[GOAL]
All pictures are to be skipped; retype only the lines from the top of the entries through the line with "mids = [(b +", both included.

[INFORMATION GIVEN]

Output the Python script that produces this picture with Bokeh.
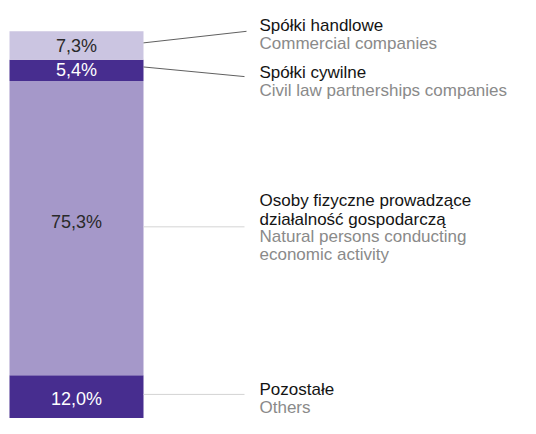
from bokeh.plotting import figure
from bokeh.models import ColumnDataSource, Range1d
from bokeh.core.properties import value
from bokeh.embed import file_html
from bokeh.resources import INLINE

# Data (bottom to top)
categories_pl = ["Pozostałe", "Osoby fizyczne prowadzące\ndziałalność gospodarczą", "Spółki cywilne", "Spółki handlowe"]
categories_en = ["Others", "Natural persons conducting\neconomic activity", "Civil law partnerships companies", "Commercial companies"]
shares = [12.0, 75.3, 5.4, 7.3]
pct_labels = ["12,0%", "75,3%", "5,4%", "7,3%"]

colors = ["#472d8f", "#a598c9", "#472d8f", "#cbc5e1"]
pct_colors = ["#ffffff", "#2a2a2a", "#ffffff", "#2a2a2a"]

FONT = value("Liberation Sans")
FS = "18px"
FS_LAB = "17px"

W, H = 520, 418
S = H / 434.0                 # vertical squeeze to fit the window
TOP = 32 * S                  # canvas px of the 100% edge
PX = 4.057 * S                # px per percent

y_hi = 100 + TOP / PX
y_lo = 100 - (H - TOP) / PX


def ref_to_data(y_ref):
    return 100 - (y_ref * S - TOP) / PX


bottoms, tops = [], []
acc = 0.0
for s in shares:
    bottoms.append(acc)
    acc += s
    tops.append(acc)
mids = [(b + t) / 2 for b, t in zip(bottoms, tops)]

p = figure(width=W, height=H, output_backend="svg", toolbar_location=None,
           x_range=Range1d(0, W), y_range=Range1d(y_lo, y_hi),
           min_border=0, min_border_left=0, min_border_right=0,
           min_border_top=0, min_border_bottom=0)
p.axis.visible = False
p.grid.visible = False
p.outline_line_color = None
p.background_fill_color = "white"
p.border_fill_color = "white"

bar_x0, bar_x1 = 9, 143
src = ColumnDataSource(dict(bottom=bottoms, top=tops, color=colors))
p.quad(left=bar_x0, right=bar_x1, bottom="bottom", top="top", fill_color="color",
       line_color=None, source=src)

# percent labels
pct_off = [0, 6, 0, 0]
psrc = ColumnDataSource(dict(x=[(bar_x0 + bar_x1) / 2] * 4, y=mids, t=pct_labels,
                             c=pct_colors, off=[-o for o in pct_off]))
p.text(x="x", y="y", text="t", text_color="c", y_offset="off", source=psrc,
       text_align="center", text_baseline="middle", text_font=FONT,
       text_font_size=FS)

# leader lines (reference px)
line_starts_ref = [409, 235, 69, 44]
line_ends_ref = [409, 235, 79, 32]
line_end_x = [244, 244, 244, 246]
line_colors = ["#d4d4d4", "#d4d4d4", "#606060", "#606060"]
for ys, ye, xe, lc in zip(line_starts_ref, line_ends_ref, line_end_x, line_colors):
    p.line(x=[bar_x1, xe], y=[ref_to_data(ys), ref_to_data(ye)], line_color=lc, line_width=1)

# right-hand labels: baselines in reference px
label_x = 259
baselines_pl = [[404], [208, 227], [75], [26]]
baselines_en = [[423], [245, 264], [93], [45]]
for pl, en, bpl, ben in zip(categories_pl, categories_en, baselines_pl, baselines_en):
    lines_pl = pl.split("\n")
    lines_en = en.split("\n")
    p.text(x=[label_x] * len(lines_pl), y=[ref_to_data(b) for b in bpl], text=lines_pl,
           text_color="#141414", text_baseline="alphabetic", text_font=FONT, text_font_size=FS_LAB)
    p.text(x=[label_x] * len(lines_en), y=[ref_to_data(b) for b in ben], text=lines_en,
           text_color="#8a8a8a", text_baseline="alphabetic", text_font=FONT, text_font_size=FS_LAB)

open("out.html", "w").write(file_html(p, INLINE))
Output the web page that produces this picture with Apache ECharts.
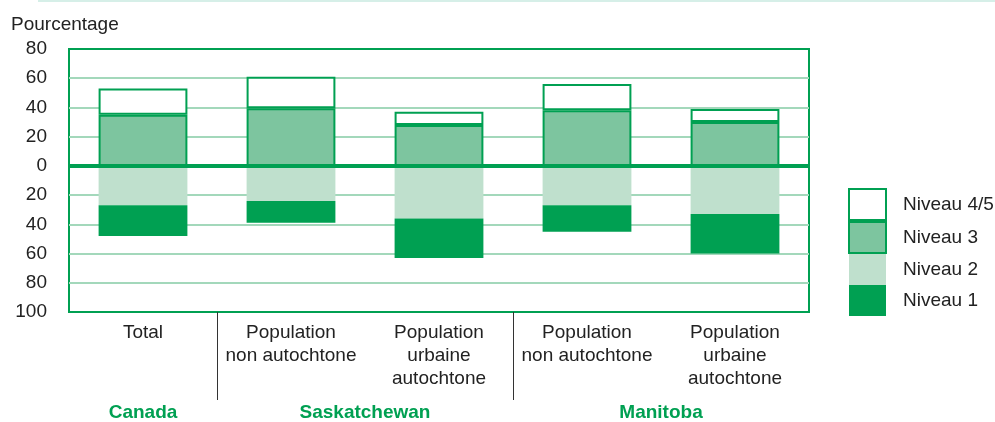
<!doctype html>
<html>
	<head>
		<meta charset="UTF-8">
		<title>Niveaux</title>
		<script src="https://cdn.jsdelivr.net/npm/echarts@6/dist/echarts.min.js"></script>
		<style>
			html, body { margin: 0; padding: 0; background: #fff; }
			#chart { width: 995px; height: 422px; }
		</style>
	</head>
	<body>
		<div id="chart"></div>
		<script type="text/javascript">
			// categories
			var categories = ['Total', 'Population\nnon autochtone', 'Population\nurbaine\nautochtone', 'Population\nnon autochtone', 'Population\nurbaine\nautochtone'];
			var groups = ['Canada', 'Saskatchewan', 'Manitoba'];
			var groupCats = [[0], [1, 2], [3, 4]];

			// valeurs (pourcentages) ; niveaux 1 et 2 vont vers le bas
			var niveau3 = [35, 39.5, 28, 38, 30];
			var niveau45 = [18, 21.5, 9, 18, 9];
			var niveau2 = [27, 24, 36, 27, 33];
			var niveau1 = [21, 15, 27, 18, 27];

			var yTicks = [-100, -80, -60, -40, -20, 0, 20, 40, 60, 80];

			var green = '#00a052';
			var font = "'Liberation Sans', Arial, sans-serif";

			function neg(arr) {
				return arr.map(function(v) { return -v; });
			}

			var chart = echarts.init(document.getElementById('chart'));

			var option = {
				animation: false,
				textStyle: { fontFamily: font },
				title: {
					text: 'Pourcentage',
					left: 11,
					top: 15,
					padding: 0,
					textStyle: { fontFamily: font, fontSize: 19, fontWeight: 'normal', color: '#222' }
				},
				grid: {
					left: 69,
					right: 186,
					top: 49,
					bottom: 110,
					show: true,
					borderColor: green,
					borderWidth: 2
				},
				legend: {
					orient: 'vertical',
					left: 848,
					top: 188,
					width: 147,
					padding: 0,
					icon: 'rect',
					itemWidth: 37,
					itemHeight: 31,
					itemGap: 0,
					selectedMode: false,
					data: ['Niveau 4/5', 'Niveau 3', 'Niveau 2', 'Niveau 1'],
					textStyle: { fontFamily: font, fontSize: 19, color: '#222', padding: [0, 0, 0, 12] }
				},
				xAxis: {
					type: 'category',
					data: categories,
					axisLine: { show: false, onZero: false },
					axisTick: { show: false },
					axisLabel: {
						interval: 0,
						margin: 9,
						fontFamily: font,
						fontSize: 19,
						lineHeight: 23,
						color: '#222'
					}
				},
				yAxis: {
					type: 'value',
					min: yTicks[0],
					max: yTicks[yTicks.length - 1],
					interval: 20,
					axisLine: { show: false },
					axisTick: { show: false },
					axisLabel: {
						margin: 22,
						fontFamily: font,
						fontSize: 19,
						color: '#222',
						formatter: function(v) { return Math.abs(v); }
					},
					splitLine: {
						showMinLine: false,
						showMaxLine: false,
						lineStyle: { color: '#a3d8bb', width: 2 }
					}
				},
				series: [{
					name: 'Niveau 3',
					type: 'bar',
					stack: 'a',
					barCategoryGap: '40%',
					data: niveau3,
					itemStyle: { color: '#7dc59f', borderColor: green, borderWidth: 2 },
					markLine: {
						silent: true,
						symbol: 'none',
						label: { show: false },
						lineStyle: { color: green, width: 4, type: 'solid' },
						data: [{ yAxis: 0 }]
					}
				}, {
					name: 'Niveau 4/5',
					type: 'bar',
					stack: 'a',
					data: niveau45,
					itemStyle: { color: '#ffffff', borderColor: green, borderWidth: 2 }
				}, {
					name: 'Niveau 2',
					type: 'bar',
					stack: 'a',
					data: neg(niveau2),
					itemStyle: { color: '#bfe0cd' }
				}, {
					name: 'Niveau 1',
					type: 'bar',
					stack: 'a',
					data: neg(niveau1),
					itemStyle: { color: green }
				}]
			};

			chart.setOption(option);

			// libellés de groupe et séparateurs sous l'axe
			var bottomY = chart.convertToPixel({ yAxisIndex: 0 }, yTicks[0]);
			var graphics = [{
				type: 'line',
				shape: { x1: 38, y1: 1, x2: 995, y2: 1 },
				style: { stroke: '#d6efe8', lineWidth: 2 }
			}];
			for(var g = 0; g < groups.length; g++) {
				var xs = groupCats[g].map(function(i) {
					return chart.convertToPixel({ xAxisIndex: 0 }, i);
				});
				var cx = (xs[0] + xs[xs.length - 1]) / 2;
				graphics.push({
					type: 'text',
					x: cx,
					y: 413,
					style: {
						text: groups[g],
						fill: green,
						font: 'bold 19px ' + font,
						textAlign: 'center',
						textVerticalAlign: 'middle'
					}
				});
				if(g > 0) {
					var prev = groupCats[g - 1][groupCats[g - 1].length - 1];
					var sx = Math.round((chart.convertToPixel({ xAxisIndex: 0 }, prev) + xs[0]) / 2) + 0.5;
					graphics.push({
						type: 'line',
						shape: { x1: sx, y1: bottomY, x2: sx, y2: bottomY + 88 },
						style: { stroke: '#333', lineWidth: 1 }
					});
				}
			}
			chart.setOption({ graphic: graphics });
		</script>
	</body>
</html>
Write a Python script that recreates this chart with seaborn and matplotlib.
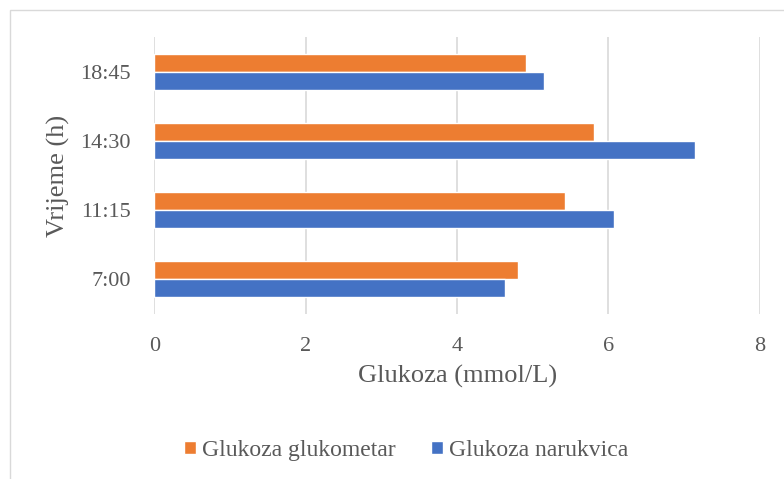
import pandas as pd
import seaborn as sns
import matplotlib.pyplot as plt
from matplotlib.patches import Rectangle

# ---------------- Data ----------------
times = ["7:00", "11:15", "14:30", "18:45"]
glukometar = [4.81, 5.42, 5.81, 4.91]
narukvica = [4.64, 6.08, 7.15, 5.15]
series_names = ["Glukoza glukometar", "Glukoza narukvica"]
colors = ["#ED7D31", "#4472C4"]

df = pd.DataFrame({
    "Vrijeme": times * 2,
    "Glukoza": glukometar + narukvica,
    "Serija": [series_names[0]] * len(times) + [series_names[1]] * len(times),
})

# ---------------- Plot ----------------
sns.set_style("white")
plt.rcParams["font.family"] = ["Liberation Serif", "DejaVu Serif"]
text_col = "#595959"

fig = plt.figure(figsize=(7.84, 4.79), dpi=100)
ax = fig.add_axes([0.197, 0.345, 0.772, 0.577])

sns.barplot(
    data=df, x="Glukoza", y="Vrijeme", hue="Serija",
    order=times[::-1], hue_order=series_names, palette=colors,
    orient="h", width=0.52, saturation=1, ax=ax,
)

ax.set_xlim(0, 8)
ax.set_xticks([0, 2, 4, 6, 8])
ax.xaxis.grid(True, color="#D9D9D9", linewidth=1.2)
ax.set_axisbelow(True)
for s in ax.spines.values():
    s.set_visible(False)
ax.tick_params(axis="both", length=0, labelsize=16, colors=text_col)
ax.tick_params(axis="y", pad=17)
ax.tick_params(axis="x", pad=17)
ax.set_xlabel("Glukoza (mmol/L)", fontsize=19, color=text_col, labelpad=6)
ax.set_ylabel("Vrijeme (h)", fontsize=19, color=text_col, labelpad=7)

ax.legend(
    loc="center", bbox_to_anchor=(0.518, 0.06), bbox_transform=fig.transFigure,
    ncol=2, frameon=False, fontsize=17, handlelength=0.5, handleheight=0.5,
    handletextpad=0.25, columnspacing=1.5, labelcolor=text_col,
)

# chart border
fig.patches.append(Rectangle((10 / 784, -0.01), 1.0, 0.99, transform=fig.transFigure,
                             fill=False, edgecolor="#D9D9D9", linewidth=1))

fig.savefig("out.png", dpi=100)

[REPLY]
Output the Python script that produces this picture with Bokeh.
from bokeh.plotting import figure
from bokeh.models import ColumnDataSource, Range1d
from bokeh.core.properties import value
from bokeh.embed import file_html
from bokeh.resources import INLINE

# Data (bottom to top)
categories_pl = ["Pozostałe", "Osoby fizyczne prowadzące\ndziałalność gospodarczą", "Spółki cywilne", "Spółki handlowe"]
categories_en = ["Others", "Natural persons conducting\neconomic activity", "Civil law partnerships companies", "Commercial companies"]
shares = [12.0, 75.3, 5.4, 7.3]
pct_labels = ["12,0%", "75,3%", "5,4%", "7,3%"]

colors = ["#472d8f", "#a598c9", "#472d8f", "#cbc5e1"]
pct_colors = ["#ffffff", "#2a2a2a", "#ffffff", "#2a2a2a"]

FONT = value("Liberation Sans")
FS = "18px"
FS_LAB = "17px"

W, H = 520, 418
S = H / 434.0                 # vertical squeeze to fit the window
TOP = 32 * S                  # canvas px of the 100% edge
PX = 4.057 * S                # px per percent

y_hi = 100 + TOP / PX
y_lo = 100 - (H - TOP) / PX


def ref_to_data(y_ref):
    return 100 - (y_ref * S - TOP) / PX


bottoms, tops = [], []
acc = 0.0
for s in shares:
    bottoms.append(acc)
    acc += s
    tops.append(acc)
mids = [(b + t) / 2 for b, t in zip(bottoms, tops)]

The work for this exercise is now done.